To begin with, I am (taking a deep breath and with real hesitation) in favor of helping Detroit automakers with a federal loan. Having said that, there are a few things that just make my blood boil, and this is the kind of thing that my very well torpedo the necessary congressional action.
Let us begin in the pages of Crain’s Detroit Business.
Patterson: Feds shouldn’t micromanage auto bailout
By Chad Halcom
The federal government will be essential to helping Southeast Michigan in the automakers’ financial crisis, but should avoid micromanagement in setting bailout conditions on the Detroit 3, Oakland County Executive L. Brooks Patterson said Wednesday.

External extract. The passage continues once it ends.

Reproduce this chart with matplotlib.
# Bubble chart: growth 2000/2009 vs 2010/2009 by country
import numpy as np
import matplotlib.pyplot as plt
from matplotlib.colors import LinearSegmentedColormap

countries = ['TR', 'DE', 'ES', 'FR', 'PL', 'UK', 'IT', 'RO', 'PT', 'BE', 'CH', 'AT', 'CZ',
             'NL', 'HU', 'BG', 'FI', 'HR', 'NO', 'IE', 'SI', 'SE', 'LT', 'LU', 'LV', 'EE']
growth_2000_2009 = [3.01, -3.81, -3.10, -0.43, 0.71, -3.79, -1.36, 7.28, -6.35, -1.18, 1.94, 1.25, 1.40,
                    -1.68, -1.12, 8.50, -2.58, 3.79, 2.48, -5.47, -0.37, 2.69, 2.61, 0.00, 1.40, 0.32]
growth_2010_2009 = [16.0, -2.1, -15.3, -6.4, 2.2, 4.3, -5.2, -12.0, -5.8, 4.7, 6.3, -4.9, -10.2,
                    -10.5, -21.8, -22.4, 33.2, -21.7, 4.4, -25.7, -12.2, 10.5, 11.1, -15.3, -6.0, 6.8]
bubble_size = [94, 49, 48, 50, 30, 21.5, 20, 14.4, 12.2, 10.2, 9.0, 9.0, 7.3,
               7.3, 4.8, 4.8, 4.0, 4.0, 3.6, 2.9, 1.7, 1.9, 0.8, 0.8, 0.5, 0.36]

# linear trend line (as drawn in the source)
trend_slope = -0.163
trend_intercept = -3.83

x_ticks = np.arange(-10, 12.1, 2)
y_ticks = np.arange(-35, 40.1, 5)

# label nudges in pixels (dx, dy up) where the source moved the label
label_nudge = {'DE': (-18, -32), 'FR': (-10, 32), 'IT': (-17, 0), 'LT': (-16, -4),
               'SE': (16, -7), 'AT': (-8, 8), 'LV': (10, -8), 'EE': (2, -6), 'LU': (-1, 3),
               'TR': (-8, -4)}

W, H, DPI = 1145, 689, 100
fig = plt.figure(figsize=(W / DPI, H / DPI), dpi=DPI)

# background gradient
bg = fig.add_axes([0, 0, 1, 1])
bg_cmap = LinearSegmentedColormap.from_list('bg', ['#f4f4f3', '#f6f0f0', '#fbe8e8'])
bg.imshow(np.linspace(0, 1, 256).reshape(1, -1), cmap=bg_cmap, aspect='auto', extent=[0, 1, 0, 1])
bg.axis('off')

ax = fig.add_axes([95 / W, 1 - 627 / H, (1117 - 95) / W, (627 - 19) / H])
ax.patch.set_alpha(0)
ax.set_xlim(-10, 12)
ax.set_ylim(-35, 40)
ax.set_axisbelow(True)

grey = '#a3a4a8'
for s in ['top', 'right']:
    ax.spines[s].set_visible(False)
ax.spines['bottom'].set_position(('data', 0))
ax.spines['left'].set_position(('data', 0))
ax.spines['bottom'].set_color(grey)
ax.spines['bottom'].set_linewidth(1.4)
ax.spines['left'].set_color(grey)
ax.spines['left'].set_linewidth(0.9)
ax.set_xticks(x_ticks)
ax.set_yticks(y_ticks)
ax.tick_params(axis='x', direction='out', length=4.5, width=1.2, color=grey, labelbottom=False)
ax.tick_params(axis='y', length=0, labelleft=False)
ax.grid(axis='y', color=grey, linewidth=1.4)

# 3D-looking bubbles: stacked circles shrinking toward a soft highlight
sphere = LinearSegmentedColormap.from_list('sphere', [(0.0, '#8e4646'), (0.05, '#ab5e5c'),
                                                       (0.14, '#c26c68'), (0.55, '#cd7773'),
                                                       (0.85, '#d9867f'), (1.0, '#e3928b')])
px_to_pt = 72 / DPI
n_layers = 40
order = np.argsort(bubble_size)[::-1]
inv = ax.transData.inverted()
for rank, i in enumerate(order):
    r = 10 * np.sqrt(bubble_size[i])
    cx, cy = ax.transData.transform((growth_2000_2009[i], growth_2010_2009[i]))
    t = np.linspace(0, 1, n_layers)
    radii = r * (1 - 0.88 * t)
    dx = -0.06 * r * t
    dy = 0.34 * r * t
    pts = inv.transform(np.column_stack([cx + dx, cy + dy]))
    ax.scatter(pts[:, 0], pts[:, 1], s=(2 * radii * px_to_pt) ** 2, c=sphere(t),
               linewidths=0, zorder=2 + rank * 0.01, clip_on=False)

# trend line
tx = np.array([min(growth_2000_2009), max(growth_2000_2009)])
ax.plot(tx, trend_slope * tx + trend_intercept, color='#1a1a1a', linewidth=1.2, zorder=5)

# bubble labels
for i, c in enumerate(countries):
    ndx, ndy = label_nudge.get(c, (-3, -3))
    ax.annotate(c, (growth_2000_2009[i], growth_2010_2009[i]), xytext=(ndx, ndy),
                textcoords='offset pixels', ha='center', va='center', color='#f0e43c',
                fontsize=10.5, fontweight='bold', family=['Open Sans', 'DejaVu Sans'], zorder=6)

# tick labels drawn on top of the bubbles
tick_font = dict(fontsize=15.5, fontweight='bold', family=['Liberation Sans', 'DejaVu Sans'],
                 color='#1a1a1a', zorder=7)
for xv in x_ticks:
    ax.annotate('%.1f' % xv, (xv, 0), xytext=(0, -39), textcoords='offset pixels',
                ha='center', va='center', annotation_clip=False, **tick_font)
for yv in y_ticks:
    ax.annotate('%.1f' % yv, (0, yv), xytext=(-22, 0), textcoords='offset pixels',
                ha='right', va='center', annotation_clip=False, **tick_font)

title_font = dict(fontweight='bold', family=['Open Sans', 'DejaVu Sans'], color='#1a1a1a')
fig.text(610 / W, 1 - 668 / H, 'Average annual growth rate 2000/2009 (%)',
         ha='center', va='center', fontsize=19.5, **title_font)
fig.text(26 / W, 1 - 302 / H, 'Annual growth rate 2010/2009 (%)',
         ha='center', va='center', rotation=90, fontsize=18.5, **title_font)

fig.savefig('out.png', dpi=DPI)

“Before Congress gets too involved, remember the Congress’s two biggest business achievements are Amtrak and the Post Office. So what the hell do they know about running a business?” he said after the 2008 Oakland County Business Roundtable Breakfast at the Troy Marriott.
A few little points.
- The general notion of Amtrak as everybody’s permanent whipping boy is of another era. It just does not fly any more, so get over it.
- You guys in Detroit are asking for more money than has been given to Amtrak IN TOTAL since it’s inception in 1972.

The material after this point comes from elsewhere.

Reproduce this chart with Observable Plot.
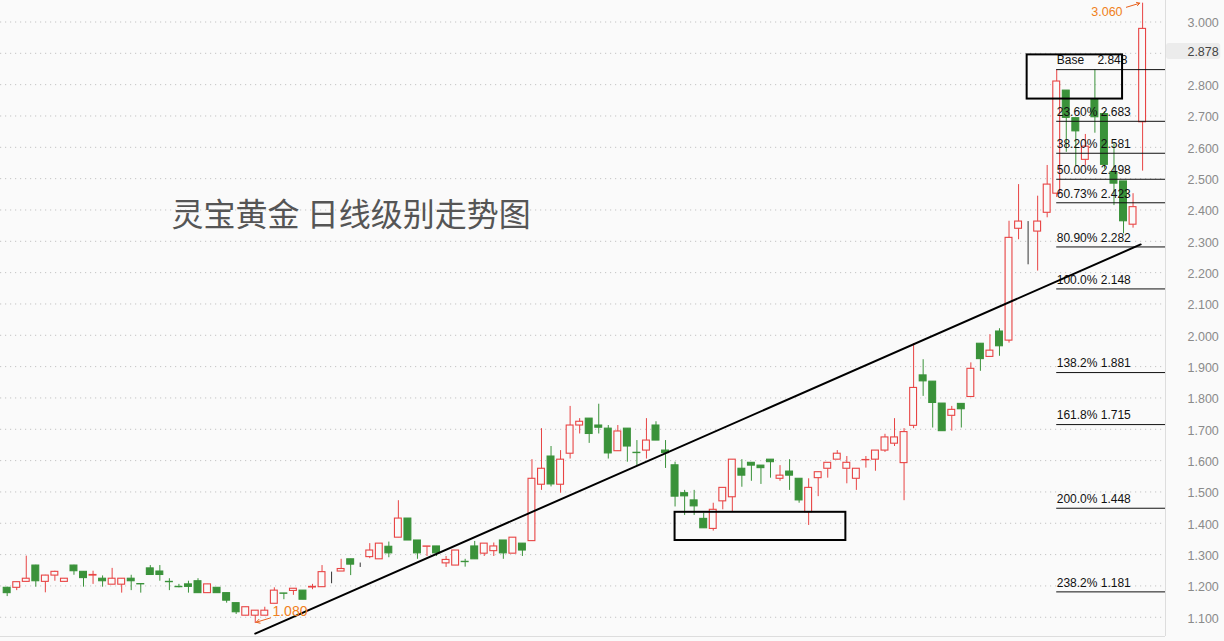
<!DOCTYPE html>
<html>
<head>
<meta charset="utf-8">
<script src="https://cdn.jsdelivr.net/npm/d3@7"></script>
<script src="https://cdn.jsdelivr.net/npm/@observablehq/plot@0.6"></script>
<style>
  html, body { margin: 0; padding: 0; background: #fafafa; }
  #chart svg { display: block; background: #fafafa; }
  #chart svg text { white-space: pre; }
</style>
</head>
<body>
<div id="chart"></div>
<script>
// ---- Data ----
const titleText = "灵宝黄金 日线级别走势图";

const open = [1.194,1.194,1.213,1.265,1.213,1.233,1.213,1.265,1.245,1.233,
1.223,1.204,1.204,1.223,1.206,1.256,1.246,1.213,1.197,1.205,
1.215,1.177,1.194,1.177,1.145,1.105,1.105,1.105,1.143,1.176,
1.184,1.185,1.195,1.196,1.244,1.246,1.285,1.265,1.292,1.285,
1.325,1.354,1.415,1.345,1.325,1.326,1.272,1.265,1.277,1.326,
1.303,1.311,1.345,1.303,1.335,1.343,1.523,1.613,1.523,1.622,
1.712,1.734,1.712,1.702,1.630,1.702,1.625,1.632,1.712,1.632,
1.585,1.496,1.473,1.414,1.382,1.470,1.483,1.574,1.593,1.584,
1.603,1.542,1.565,1.542,1.435,1.544,1.574,1.603,1.574,1.542,
1.601,1.603,1.632,1.654,1.592,1.711,1.872,1.852,1.782,1.743,
1.781,1.803,1.973,1.931,2.012,1.983,2.340,2.363,2.331,2.391,
2.452,2.781,2.693,2.560,2.752,2.706,2.521,2.491,2.353,2.680];

const high = [1.196,1.212,1.295,1.266,1.234,1.247,1.223,1.266,1.246,1.247,
1.232,1.256,1.223,1.234,1.206,1.265,1.265,1.223,1.205,1.215,
1.223,1.205,1.194,1.177,1.145,1.132,1.121,1.132,1.194,1.176,
1.191,1.185,1.205,1.265,1.244,1.285,1.285,1.273,1.335,1.335,
1.340,1.472,1.415,1.345,1.326,1.326,1.294,1.313,1.285,1.342,
1.335,1.337,1.345,1.354,1.335,1.603,1.702,1.645,1.632,1.773,
1.734,1.734,1.780,1.712,1.712,1.702,1.664,1.734,1.724,1.664,
1.595,1.505,1.505,1.432,1.464,1.513,1.603,1.603,1.593,1.584,
1.603,1.584,1.603,1.542,1.542,1.563,1.593,1.632,1.613,1.574,
1.613,1.632,1.684,1.734,1.702,1.973,1.922,1.852,1.782,1.773,
1.781,1.912,1.973,2.002,2.021,2.364,2.481,2.363,2.444,2.542,
2.848,2.781,2.693,2.641,2.848,2.714,2.611,2.491,2.452,3.060];

const low = [1.166,1.185,1.212,1.196,1.178,1.215,1.213,1.234,1.196,1.205,
1.196,1.204,1.177,1.185,1.177,1.235,1.215,1.185,1.194,1.177,
1.177,1.177,1.177,1.145,1.109,1.105,1.080,1.105,1.143,1.156,
1.170,1.156,1.188,1.196,1.207,1.246,1.233,1.259,1.287,1.285,
1.290,1.354,1.345,1.285,1.294,1.294,1.259,1.265,1.260,1.285,
1.294,1.294,1.285,1.303,1.294,1.343,1.505,1.516,1.496,1.605,
1.685,1.655,1.685,1.605,1.630,1.595,1.584,1.605,1.664,1.575,
1.452,1.425,1.425,1.384,1.375,1.443,1.435,1.515,1.534,1.524,
1.544,1.534,1.505,1.464,1.393,1.485,1.544,1.603,1.526,1.505,
1.576,1.566,1.626,1.645,1.472,1.702,1.805,1.704,1.694,1.694,
1.704,1.803,1.885,1.931,1.933,1.975,2.305,2.225,2.205,2.375,
2.440,2.584,2.540,2.540,2.645,2.530,2.414,2.324,2.342,2.524];

const close = [1.177,1.212,1.223,1.215,1.233,1.245,1.223,1.247,1.225,1.235,
1.215,1.223,1.223,1.215,1.205,1.235,1.235,1.212,1.196,1.197,
1.177,1.205,1.177,1.153,1.116,1.132,1.121,1.121,1.185,1.175,
1.191,1.156,1.197,1.244,1.244,1.254,1.268,1.265,1.313,1.335,
1.304,1.415,1.345,1.304,1.326,1.304,1.283,1.313,1.276,1.285,
1.335,1.326,1.304,1.354,1.313,1.542,1.574,1.524,1.603,1.712,
1.724,1.685,1.705,1.623,1.693,1.645,1.624,1.664,1.664,1.624,
1.485,1.486,1.454,1.384,1.443,1.513,1.603,1.552,1.584,1.576,
1.595,1.552,1.552,1.473,1.513,1.563,1.593,1.622,1.593,1.574,
1.602,1.632,1.674,1.674,1.691,1.832,1.853,1.784,1.694,1.762,
1.764,1.893,1.924,1.951,1.965,2.311,2.363,2.363,2.363,2.481,
2.810,2.694,2.651,2.602,2.696,2.544,2.484,2.364,2.409,2.978];

const yGrid = [1.1,1.2,1.3,1.4,1.5,1.6,1.7,1.8,1.9,2.0,2.1,2.2,2.3,2.4,2.5,2.6,2.7,2.8,2.9,3.0];
// 2.900 is hidden behind the last-price label in the reference
const yTickLabels = [1.1,1.2,1.3,1.4,1.5,1.6,1.7,1.8,1.9,2.0,2.1,2.2,2.3,2.4,2.5,2.6,2.7,2.8,3.0];

const fibNames  = ["Base    ","23.60% ","38.20% ","50.00% ","60.73% ","80.90% ","100.0% ","138.2% ","161.8% ","200.0% ","238.2% "];
const fibValues = [2.848,2.683,2.581,2.498,2.423,2.282,2.148,1.881,1.715,1.448,1.181];
const fibStart = 110;

const trendLine = [[26.0, 1.048], [118.8, 2.290]];
const boxes = [[70.0, 87.9, 1.345, 1.435], [106.9, 116.9, 2.754, 2.895]];

const lowNote  = {text: "1.080", x: 27.8, y: 1.118, from: [27.6, 1.098], to: [26.1, 1.084]};
const highNote = {text: "3.060", x: 116.9, y: 3.032, from: [117.3, 3.047], to: [118.7, 3.060]};
const lastPrice = "2.878";

// ---- Build ----
const rows = open.map((o, i) => ({i, o, h: high[i], l: low[i], c: close[i]}));
const RED = "#e84444", GREEN = "#3a923a", DOJI = "#333333", BG = "#fafafa";
const col = d => d.c > d.o ? RED : d.c < d.o ? GREEN : DOJI;
const xDomain = [-0.7, 121.4];
const yDomain = [1.0386, 3.0686];
const FONT = "'Liberation Sans', Arial, sans-serif";

const chart = Plot.plot({
  width: 1224,
  height: 641,
  marginLeft: 0,
  marginRight: 59,
  marginTop: 0,
  marginBottom: 5,
  style: {background: BG, fontFamily: FONT},
  x: {type: "linear", domain: xDomain, axis: null},
  y: {type: "linear", domain: yDomain, axis: null},
  marks: [
    Plot.ruleY(yGrid, {stroke: "#c4c4c4", strokeDasharray: "1.2,3.8", strokeWidth: 1}),
    Plot.ruleX([xDomain[1]], {stroke: "#dddddd"}),
    Plot.ruleY([yDomain[0]], {stroke: "#dddddd"}),
    Plot.axisY({anchor: "right", ticks: yTickLabels, tickSize: 0, tickPadding: 22,
      tickFormat: d => d.toFixed(3), fontSize: 12.5, fill: "#8a8a8a", fontFamily: FONT, dy: 1.5}),
    // last price label box
    Plot.rect([lastPrice], {x1: 121.5, x2: 127.2, y1: 2.880, y2: 2.931, fill: "#ececec", rx: 3, clip: false}),
    Plot.text([lastPrice], {x: 123.7, y: 2.904, text: d => d, textAnchor: "start", fontSize: 12.5, fill: "#444", clip: false}),
    // title
    Plot.text([titleText], {frameAnchor: "top-left", dx: 171, dy: 215, text: d => d, textAnchor: "start",
      lineAnchor: "middle", fontSize: 32, fill: "#555555", fontFamily: "'Noto Sans CJK SC', sans-serif"}),
    // candles
    Plot.ruleX(rows, {x: "i", y1: "l", y2: "h", stroke: col, strokeWidth: 1}),
    Plot.rect(rows, {x1: d => d.i - 0.36, x2: d => d.i + 0.36,
      y1: d => Math.min(d.o, d.c), y2: d => Math.max(d.o, d.c),
      fill: d => d.c > d.o ? BG : col(d), stroke: col, strokeWidth: 1.1}),
    // fib lines
    Plot.ruleY(fibValues, {x1: fibStart, x2: xDomain[1], stroke: "#111", strokeWidth: 1}),
    Plot.text(fibValues, {x: fibStart, y: d => d, text: (d, i) => fibNames[i] + d.toFixed(3),
      textAnchor: "start", dy: -9, fontSize: 12, fill: "#111"}),
    // trend line
    Plot.line(trendLine, {x: d => d[0], y: d => d[1], stroke: "#000", strokeWidth: 2}),
    // boxes
    Plot.rect(boxes, {x1: d => d[0], x2: d => d[1], y1: d => d[2], y2: d => d[3],
      fill: "none", stroke: "#000", strokeWidth: 2}),
    // annotations
    Plot.text([lowNote], {x: "x", y: "y", text: "text", textAnchor: "start", fontSize: 14, fill: "#f08020"}),
    Plot.arrow([lowNote], {x1: d => d.from[0], y1: d => d.from[1], x2: d => d.to[0], y2: d => d.to[1],
      stroke: "#e8601c", strokeWidth: 1, headLength: 6}),
    Plot.text([highNote], {x: "x", y: "y", text: "text", textAnchor: "end", fontSize: 12.5, fill: "#f08020"}),
    Plot.arrow([highNote], {x1: d => d.from[0], y1: d => d.from[1], x2: d => d.to[0], y2: d => d.to[1],
      stroke: "#e8601c", strokeWidth: 1, headLength: 5})
  ]
});
document.getElementById("chart").appendChild(chart);
</script>
</body>
</html>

- Amtrak has posted an increase in business. How are you guys at GM looking?
- Amtrak was created as corporate welfare to cover the operating railroads “labor protection” costs. One could mount a fairly good argument that the railroads and general public have benefited from the arrangement.
And furthermore, Mr. Motor City Blowhard
- Amtrak has a board of directors appointed by the president and is subject to incessant congressional meddling, right down to how to operate a dining car. That is part of the deal when you take taxpayer money.
Is it just me, or does Mr. Patterson seem to not understand that things are not going well for American automakers? Does he not realize that the writing has been on the wall since the oil embargo of 1974?
There is a reason many Americans are not pleased with the idea of helping out the Big Three.
Mr. Patterson, most respectfully, seems to be part of the problem, rather than the solution.